They have a lot of slide rules in the museum of computers in Mountain View, I spent a a long visit there looking at stuff, and felt bad for some family members that came along and were bored. Regarding calculators, a while ago I got a HP35s (A somewhat recent one but purposefully made with a retro look) calculator and use it at work, infrequently but with great joy. It has a fair amount of memory and can be programmed with a lot of digging in the manuals.
I love how the equal sign and plus are the same key. Lol.
We really shot ourselves in the foot by going metric.
The profile picture is quite a give away
I’m old enough to have longed in my early youth for a slide rule so much that I built several using cardboard and log tables.
Considering I was about 10, the results were quite decent.
I got my first when my mechanical engineer grandpa died ( ), but by that time I already had a battery devouring TI-30 and also a Sinclair kit contraption (I love RPN, and still do use my DM42 every day…).
Pfft. For about 10-12$ you can get 150F.
You can get a perfectly good slide rule for $20 or so from ebay. The expensive ones tend to have a bunch of extra scales that generally do things that are typically rare use cases and much easier to do on a computer. The basic C, D, A, B, and CI scales will do multiplication, division, squares, and square roots. K scale allows you to calculate cubes and cube roots.
They’re neat devices, pleasant to use, and the more complex ones are works of functional art. And there are some cases I find where their limitation to 2-3 significant digits helps me avoid getting buried in unachievable precision. But barring a global collapse there’s really no reason to use one other than you just want to.
I bought one of these at a community yard sale in the 90’s for a few dollars haha
I sense a novelty song in the making.
Slide rules aren’t that useful for coming up with answers, but they were very useful for teaching some concepts that really need to be learned but aren’t.
- Proportion and inverse proportion.
- Significant digits.
- Estimating results to the nearest decimal.
Those are very important skills and understandings.
“Someone Stole My Slide Rule” was the one hit single from my all-nerd Garth Brooks tribute band.
We used scientific calculators in our high school science classes (circa late 70s, early 80s) But a few of our teachers showed us how slide rules worked.
One classroom had a giant (six foot, maybe?) slide rule to demonstrate the concepts.

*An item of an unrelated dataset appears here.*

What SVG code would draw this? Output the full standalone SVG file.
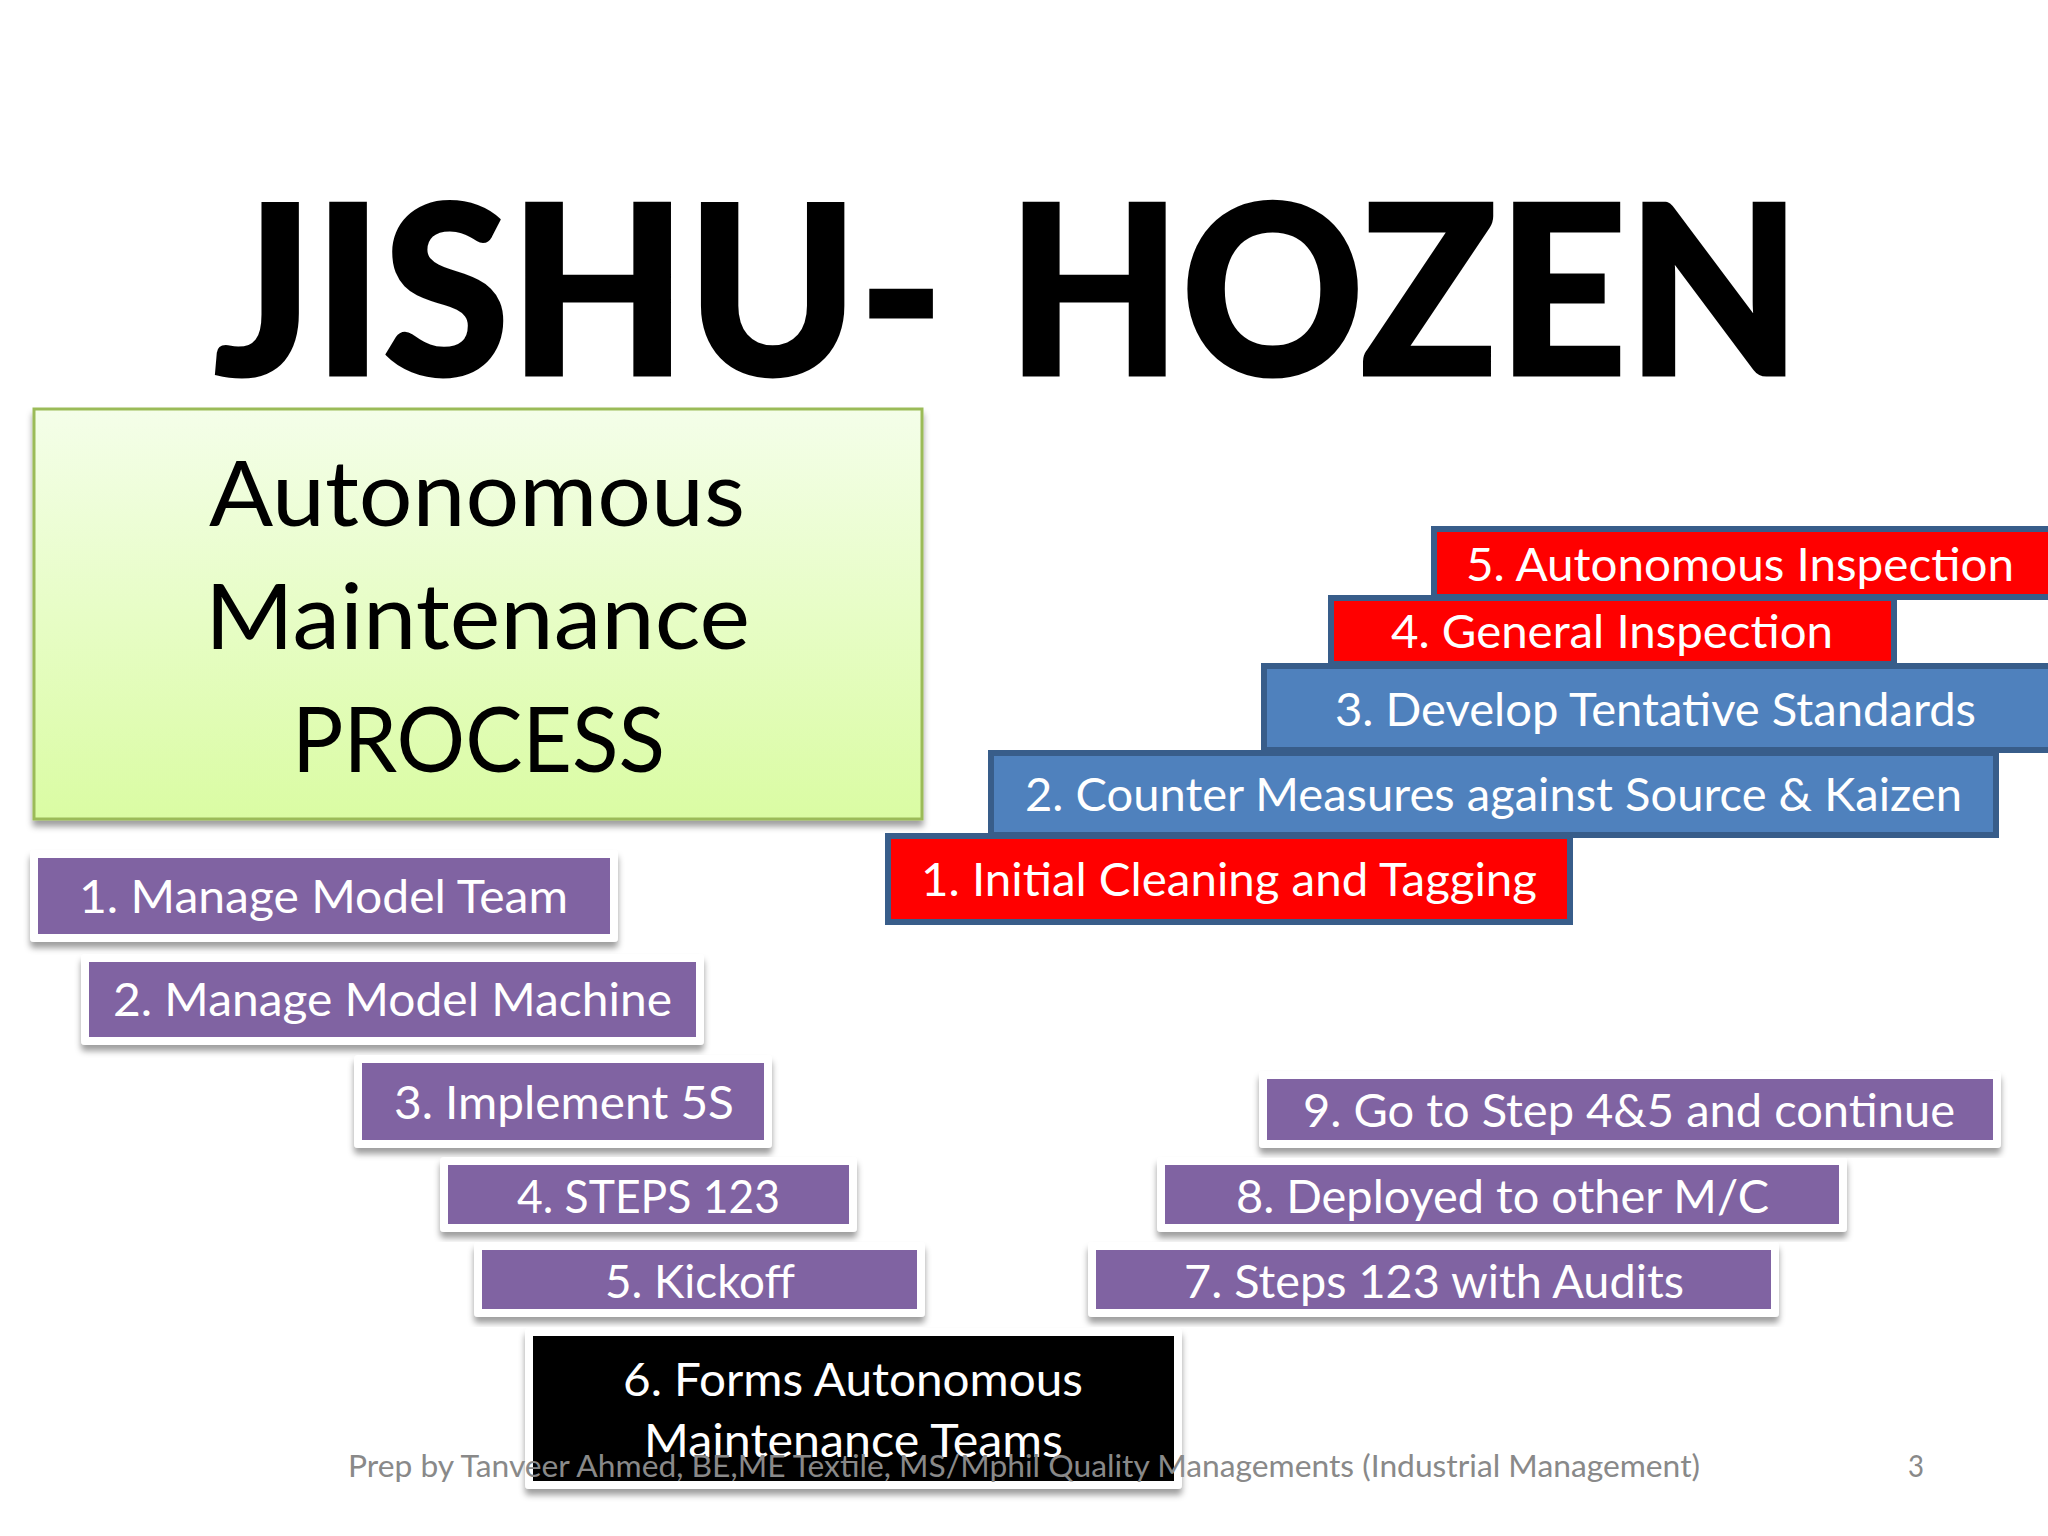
<svg xmlns="http://www.w3.org/2000/svg" width="2048" height="1536" viewBox="0 0 2048 1536">
<style>
text{font-family:"Lato","Carlito","Liberation Sans",sans-serif}
.w{fill:#fff;font-size:47px}
.k{fill:#000;font-size:92px}
.f{fill:#898989;font-size:30px}
.p{fill:#8064a2;stroke:#fff;stroke-width:8;stroke-linejoin:round;filter:url(#s)}
.b{fill:#000;stroke:#fff;stroke-width:8;stroke-linejoin:round;filter:url(#s)}
.r{fill:#f00;stroke:#385d8a;stroke-width:6}
.u{fill:#4f81bd;stroke:#385d8a;stroke-width:6}
</style>
<defs>
<linearGradient id="g" x1="0" y1="0" x2="0" y2="1"><stop offset="0" stop-color="#f4fee9"/><stop offset="1" stop-color="#dafca3"/></linearGradient>
<filter id="s" x="-5%" y="-10%" width="110%" height="130%"><feDropShadow dx="0" dy="6" stdDeviation="3" flood-color="#000" flood-opacity=".38"/></filter>
</defs>
<rect width="2048" height="1536" fill="#fff"/>
<text id="title" y="375" font-size="236" fill="#000" stroke="#000" stroke-width="3" style="font-weight:900"><tspan x="214" textLength="730" lengthAdjust="spacingAndGlyphs">JISHU-</tspan> <tspan x="1007" textLength="794" lengthAdjust="spacingAndGlyphs">HOZEN</tspan></text>
<g id="header">
<rect x="34" y="409" width="888" height="410" fill="url(#g)" stroke="#9bbb59" stroke-width="3" filter="url(#s)"/>
<text class="k" x="209" y="526" textLength="536" lengthAdjust="spacingAndGlyphs">Autonomous</text>
<text class="k" x="205" y="649" textLength="545" lengthAdjust="spacingAndGlyphs">Maintenance</text>
<text class="k" x="292" y="772" textLength="373" lengthAdjust="spacingAndGlyphs">PROCESS</text>
</g>
<g id="stair5"><rect class="r" x="1434" y="529" width="630" height="68"/><text class="w" x="1466" y="581" textLength="548" lengthAdjust="spacingAndGlyphs">5. Autonomous Inspection</text></g>
<g id="stair4"><rect class="r" x="1331" y="598" width="563" height="66"/><text class="w" x="1391" y="648" textLength="442" lengthAdjust="spacingAndGlyphs">4. General Inspection</text></g>
<g id="stair3"><rect class="u" x="1264" y="666" width="800" height="84"/><text class="w" x="1335" y="726" textLength="641" lengthAdjust="spacingAndGlyphs">3. Develop Tentative Standards</text></g>
<g id="stair2"><rect class="u" x="991" y="753" width="1005" height="82"/><text class="w" x="1025" y="811" textLength="937" lengthAdjust="spacingAndGlyphs">2. Counter Measures against Source &amp; Kaizen</text></g>
<g id="stair1"><rect class="r" x="888" y="836" width="682" height="86"/><text class="w" x="921" y="896" textLength="616" lengthAdjust="spacingAndGlyphs">1. Initial Cleaning and Tagging</text></g>
<g id="step1"><rect class="p" x="34" y="854" width="580" height="84"/><text class="w" x="79" y="913" textLength="489" lengthAdjust="spacingAndGlyphs">1. Manage Model Team</text></g>
<g id="step2"><rect class="p" x="85" y="958" width="615" height="83"/><text class="w" x="113" y="1016" textLength="559" lengthAdjust="spacingAndGlyphs">2. Manage Model Machine</text></g>
<g id="step3"><rect class="p" x="358" y="1059" width="410" height="85"/><text class="w" x="394" y="1119" textLength="340" lengthAdjust="spacingAndGlyphs">3. Implement 5S</text></g>
<g id="step4"><rect class="p" x="444" y="1161" width="409" height="67"/><text class="w" x="517" y="1213" textLength="263" lengthAdjust="spacingAndGlyphs">4. STEPS 123</text></g>
<g id="step5"><rect class="p" x="478" y="1246" width="443" height="67"/><text class="w" x="605" y="1298" textLength="190" lengthAdjust="spacingAndGlyphs">5. Kickoff</text></g>
<g id="step7"><rect class="p" x="1092" y="1246" width="683" height="67"/><text class="w" x="1184" y="1298" textLength="500" lengthAdjust="spacingAndGlyphs">7. Steps 123 with Audits</text></g>
<g id="step8"><rect class="p" x="1161" y="1161" width="682" height="67"/><text class="w" x="1236" y="1213" textLength="533" lengthAdjust="spacingAndGlyphs">8. Deployed to other M/C</text></g>
<g id="step9"><rect class="p" x="1263" y="1075" width="734" height="69"/><text class="w" x="1303" y="1127" textLength="652" lengthAdjust="spacingAndGlyphs">9. Go to Step 4&amp;5 and continue</text></g>
<g id="step6"><rect class="b" x="529" y="1332" width="649" height="153"/><text class="w" x="623" y="1396" textLength="460" lengthAdjust="spacingAndGlyphs">6. Forms Autonomous</text><text class="w" x="644" y="1457" textLength="419" lengthAdjust="spacingAndGlyphs">Maintenance Teams</text></g>
<g id="footer"><text class="f" x="348" y="1477" textLength="1352" lengthAdjust="spacingAndGlyphs">Prep by Tanveer Ahmed, BE,ME Textile, MS/Mphil Quality Managements (Industrial Management)</text><text class="f" x="1908" y="1477" textLength="16" lengthAdjust="spacingAndGlyphs">3</text></g>
</svg>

I have a few of these circular conversion tools from the Army. Nuclear weapon yields, antenna power, jamming strength for freqs, artillery wheel, etc. I guess all that shit’s done by various boxes these days. I would love to see the crypto gear for FM transmitters, if that’s still a thing.
I got a wooden slide rule the same way in the late 70s just out of curiosity. By that time I already had my TI-30.
Used to have fun fucking with the division/corps brains during our giant board game training exercises. Our unit would play the Sovs and during my night shift, when things were generally slow, we’d break out circles of various radii and flop them on the map just to stir the pot.
Man, these take me back … high school in the mid-seventies, we all used one of these. On the back was a periodic table of the elements (I think we had like 70-80 of 'em back then ;-). There was an insert inside with innumerable conversion factors and important-ish numerical constants.
On the topic, I’m also somewhat nostalgic for the eyesight needed for seeing that print!
My university calculus instructor had written a textbook on calculator math, but required slide rules in class. He spent his spare time investing, and retired young. Maybe he had a good idea there?
Not as scary as my actual picture! Anyway, the main thing I retained from learning about sliderules was to spot ridiculous numbers. All that knowledge about log-log tables is long gone.
“Area predictor?” As in using a circular slide rule to predict area? I’m sure there’s more to it than this but I’m picturing a pie chart like this one:
It’s for estimating the iniatial fallout area after a nuclear detonation, determining expected fallout arrival time, and determining who needs to evacuate and who should shelter in place. It is used as a map overlay
The inputs to the plotter come a series of other nomograms that take into account the windspeeds and directions at vatious altitudes. The data is distributed down in the form of an NBC-3 report.
For personnel who shelter in place you can use that “whizz wheel” shown in the picture to determine the best time to evacuate.